_Work to be completed_
Please, without the pictures, retype exactly the lines from the start of the material through the line that holds "-0.46,-0.42,-0.27,-0.04,0.04,-0.17];".

_Recorded data_
++++
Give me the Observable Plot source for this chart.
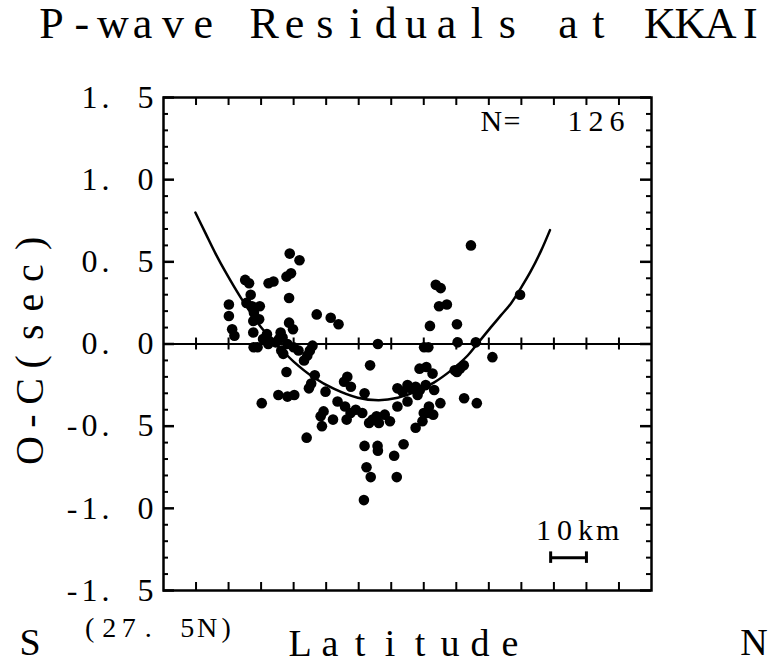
<!DOCTYPE html>
<html>
<head>
<meta charset="utf-8">
<script src="https://cdn.jsdelivr.net/npm/d3@7"></script>
<script src="https://cdn.jsdelivr.net/npm/@observablehq/plot@0.6"></script>
<style>
  body { margin: 0; background: white; }
  #wrap { position: relative; width: 769px; height: 664px; background: white; font-family: "Liberation Serif", "DejaVu Serif", serif; color: #000; overflow: hidden; }
  #wrap svg text { letter-spacing: 4px; white-space: pre; }
  .lbl { position: absolute; line-height: 1; white-space: pre; }
  .lbl span { display: inline-block; text-align: center; }
</style>
</head>
<body>
<div id="wrap"></div>
<script>
// Station residual data (latitude position in tick units, O-C residual in seconds)
const latitude = [3.88,4.18,2.51,2.63,3.23,3.38,3.78,3.92,2.68,3.86,2.01,2.55,2.72,2.96,2.01,2.78,2.94,4.71,5.14,5.38,
  2.11,2.18,2.76,2.76,3.18,3.24,3.86,3.98,3.60,3.55,2.77,2.89,3.22,3.62,3.68,4.00,4.58,4.50,4.42,4.32,
  3.78,4.65,4.54,4.47,4.98,5.65,5.55,5.76,6.18,3.53,3.81,4.02,3.02,5.35,5.58,5.91,6.11,4.92,4.83,5.21,
  5.63,4.87,6.32,6.55,6.62,6.80,6.96,4.40,6.18,6.58,6.59,7.38,7.09,6.24,6.37,7.17,6.16,6.59,6.35,7.19,
  7.50,7.75,8.06,8.32,7.81,7.19,7.50,8.16,8.51,9.24,9.63,8.00,8.12,8.29,7.96,7.75,8.01,8.14,9.04,9.60,
  10.11,7.87,8.08,8.27,8.95,9.11,9.23,9.45,8.37,8.52,8.47,8.71,10.96,8.19,9.02,3.45,3.81,3.06,7.35,7.88,
  6.43,5.75,7.60,4.15,3.66,9.02];
const residual = [0.55,0.51,0.39,0.37,0.37,0.38,0.41,0.43,0.30,0.28,0.24,0.25,0.23,0.23,0.17,0.19,0.15,0.18,0.16,0.12,
  0.09,0.05,0.14,0.07,0.06,0.02,0.13,0.09,0.07,0.03,-0.02,-0.02,0.00,-0.04,-0.06,-0.02,-0.01,-0.04,-0.07,-0.10,
  -0.17,-0.19,-0.24,-0.27,-0.29,-0.20,-0.23,-0.26,-0.30,-0.31,-0.32,-0.31,-0.36,-0.35,-0.38,-0.40,-0.42,-0.41,-0.44,-0.46,
  -0.46,-0.50,-0.48,-0.44,-0.48,-0.43,-0.47,-0.57,-0.62,-0.62,-0.65,-0.61,-0.68,-0.75,-0.81,-0.81,-0.95,0.00,-0.13,-0.27,
  -0.25,-0.26,-0.25,-0.28,-0.31,-0.38,-0.35,-0.38,-0.36,-0.33,-0.36,-0.42,-0.42,-0.43,-0.47,-0.51,-0.02,-0.02,0.01,0.01,
  -0.08,-0.15,-0.14,-0.18,-0.16,-0.15,-0.13,0.60,0.36,0.34,0.23,0.24,0.30,0.11,0.12,0.01,0.00,0.03,-0.29,-0.28,
  -0.46,-0.42,-0.27,-0.04,0.04,-0.17];

// Fitted curve
const fitLatitude = [0.98,1.29,1.60,1.91,2.37,2.98,3.51,4.00,4.62,5.23,5.97,6.62,7.20,7.75,8.31,8.83,9.35,9.63,10.06,10.37,10.68,10.98,11.29,11.60,11.88];
const fitResidual = [0.80,0.675,0.55,0.437,0.284,0.107,-0.009,-0.107,-0.204,-0.272,-0.327,-0.342,-0.327,-0.290,-0.235,-0.162,-0.070,-0.003,0.101,0.174,0.247,0.339,0.443,0.565,0.693];

// Axis ticks and labels
const yTickValues = [1.5, 1.0, 0.5, 0.0, -0.5, -1.0, -1.5];
const yTickLabels = ["1.  5", "1.  0", "0.  5", "0.  0", "-0.  5", "-1.  0", "-1.  5"];
const yMinorTicks = [-1.4,-1.3,-1.2,-1.1,-0.9,-0.8,-0.7,-0.6,-0.4,-0.3,-0.2,-0.1,0.1,0.2,0.3,0.4,0.6,0.7,0.8,0.9,1.1,1.2,1.3,1.4];
const xTicks = [1,2,3,4,5,6,7,8,9,10,11,12,13,14];

const points = latitude.map((x, i) => ({x, y: residual[i]}));
const fit = fitLatitude.map((x, i) => ({x, y: fitResidual[i]}));

const W = 769, H = 664, ML = 163, MR = 118, MT = 97, MB = 74;
const IW = W - ML - MR, IH = H - MT - MB;
const zeroFromTop = IH / 2;

const chart = Plot.plot({
  width: W, height: H,
  marginLeft: ML, marginRight: MR, marginTop: MT, marginBottom: MB,
  x: {domain: [0, 15], axis: null},
  y: {domain: [-1.5, 1.5], axis: null},
  style: {fontFamily: "Liberation Serif, DejaVu Serif, serif", background: "white", color: "black", overflow: "visible"},
  marks: [
    Plot.ruleY([0], {stroke: "black", strokeWidth: 2}),
    // inward ticks: left & right
    Plot.tickY(yMinorTicks, {y: d => d, insetRight: IW - 5, strokeWidth: 2}),
    Plot.tickY(yTickValues, {y: d => d, insetRight: IW - 11, strokeWidth: 2.5}),
    Plot.tickY(yMinorTicks, {y: d => d, insetLeft: IW - 5, strokeWidth: 2}),
    Plot.tickY(yTickValues, {y: d => d, insetLeft: IW - 11, strokeWidth: 2.5}),
    // inward ticks: top & bottom & zero line
    Plot.tickX(xTicks, {x: d => d, insetBottom: IH - 8, strokeWidth: 2}),
    Plot.tickX(xTicks, {x: d => d, insetTop: IH - 8, strokeWidth: 2}),
    Plot.tickX(xTicks, {x: d => d, insetTop: zeroFromTop - 6, insetBottom: IH - zeroFromTop - 6, strokeWidth: 2}),
    Plot.axisY(yTickValues, {
      tickSize: 0, tickPadding: 6, fontSize: 32, label: null,
      tickFormat: d => yTickLabels[yTickValues.indexOf(d)]
    }),
    Plot.line(fit, {x: "x", y: "y", curve: "catmull-rom", stroke: "black", strokeWidth: 2.5}),
    Plot.dot(points, {x: "x", y: "y", r: 5.3, fill: "black", stroke: "none"}),
    // 10 km scale bar
    Plot.ruleY([-1.3], {x1: 11.9, x2: 13.0, stroke: "black", strokeWidth: 3}),
    Plot.ruleX([11.9, 13.0], {y1: -1.335, y2: -1.265, stroke: "black", strokeWidth: 3}),
    Plot.frame({stroke: "black", strokeWidth: 2.5})
  ]
});

const wrap = document.getElementById("wrap");
wrap.appendChild(chart);

function label(str, {cx, cy, fs, cell, rotate = 0}) {
  const d = document.createElement("div");
  d.className = "lbl";
  d.style.fontSize = fs + "px";
  const w = str.length * cell;
  d.style.width = w + "px";
  d.style.height = fs + "px";
  d.style.left = (cx - w / 2) + "px";
  d.style.top = (cy - fs / 2) + "px";
  if (rotate) d.style.transform = `rotate(${rotate}deg)`;
  for (const ch of str) {
    const s = document.createElement("span");
    s.style.width = cell + "px";
    s.textContent = ch === " " ? "\u00a0" : ch;
    d.appendChild(s);
  }
  wrap.appendChild(d);
}

label("P-wave Residuals at KKAI", {cx: 401, cy: 24, fs: 44, cell: 30.4});
label("O-C(sec)", {cx: 30, cy: 347, fs: 40, cell: 29.6, rotate: -90});
label("N=  126", {cx: 554, cy: 121, fs: 30, cell: 21});
label("10km", {cx: 575, cy: 530, fs: 30, cell: 21});
label("S", {cx: 30, cy: 642, fs: 38, cell: 30});
label("(27. 5N)", {cx: 158, cy: 628, fs: 28, cell: 19.5});
label("Latitude", {cx: 405, cy: 643, fs: 38, cell: 30});
label("N", {cx: 754, cy: 642, fs: 38, cell: 30});
</script>
</body>
</html>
++++
_Answer to this exercise_
Give me the Observable Plot source for this chart.
<!DOCTYPE html>
<html>
<head>
<meta charset="utf-8">
<script src="https://cdn.jsdelivr.net/npm/d3@7"></script>
<script src="https://cdn.jsdelivr.net/npm/@observablehq/plot@0.6"></script>
<style>
  body { margin: 0; background: white; }
  #wrap { position: relative; width: 769px; height: 664px; background: white; font-family: "Liberation Serif", "DejaVu Serif", serif; color: #000; overflow: hidden; }
  #wrap svg text { letter-spacing: 4px; white-space: pre; }
  .lbl { position: absolute; line-height: 1; white-space: pre; }
  .lbl span { display: inline-block; text-align: center; }
</style>
</head>
<body>
<div id="wrap"></div>
<script>
// Station residual data (latitude position in tick units, O-C residual in seconds)
const latitude = [3.88,4.18,2.51,2.63,3.23,3.38,3.78,3.92,2.68,3.86,2.01,2.55,2.72,2.96,2.01,2.78,2.94,4.71,5.14,5.38,
  2.11,2.18,2.76,2.76,3.18,3.24,3.86,3.98,3.60,3.55,2.77,2.89,3.22,3.62,3.68,4.00,4.58,4.50,4.42,4.32,
  3.78,4.65,4.54,4.47,4.98,5.65,5.55,5.76,6.18,3.53,3.81,4.02,3.02,5.35,5.58,5.91,6.11,4.92,4.83,5.21,
  5.63,4.87,6.32,6.55,6.62,6.80,6.96,4.40,6.18,6.58,6.59,7.38,7.09,6.24,6.37,7.17,6.16,6.59,6.35,7.19,
  7.50,7.75,8.06,8.32,7.81,7.19,7.50,8.16,8.51,9.24,9.63,8.00,8.12,8.29,7.96,7.75,8.01,8.14,9.04,9.60,
  10.11,7.87,8.08,8.27,8.95,9.11,9.23,9.45,8.37,8.52,8.47,8.71,10.96,8.19,9.02,3.45,3.81,3.06,7.35,7.88,
  6.43,5.75,7.60,4.15,3.66,9.02];
const residual = [0.55,0.51,0.39,0.37,0.37,0.38,0.41,0.43,0.30,0.28,0.24,0.25,0.23,0.23,0.17,0.19,0.15,0.18,0.16,0.12,
  0.09,0.05,0.14,0.07,0.06,0.02,0.13,0.09,0.07,0.03,-0.02,-0.02,0.00,-0.04,-0.06,-0.02,-0.01,-0.04,-0.07,-0.10,
  -0.17,-0.19,-0.24,-0.27,-0.29,-0.20,-0.23,-0.26,-0.30,-0.31,-0.32,-0.31,-0.36,-0.35,-0.38,-0.40,-0.42,-0.41,-0.44,-0.46,
  -0.46,-0.50,-0.48,-0.44,-0.48,-0.43,-0.47,-0.57,-0.62,-0.62,-0.65,-0.61,-0.68,-0.75,-0.81,-0.81,-0.95,0.00,-0.13,-0.27,
  -0.25,-0.26,-0.25,-0.28,-0.31,-0.38,-0.35,-0.38,-0.36,-0.33,-0.36,-0.42,-0.42,-0.43,-0.47,-0.51,-0.02,-0.02,0.01,0.01,
  -0.08,-0.15,-0.14,-0.18,-0.16,-0.15,-0.13,0.60,0.36,0.34,0.23,0.24,0.30,0.11,0.12,0.01,0.00,0.03,-0.29,-0.28,
  -0.46,-0.42,-0.27,-0.04,0.04,-0.17];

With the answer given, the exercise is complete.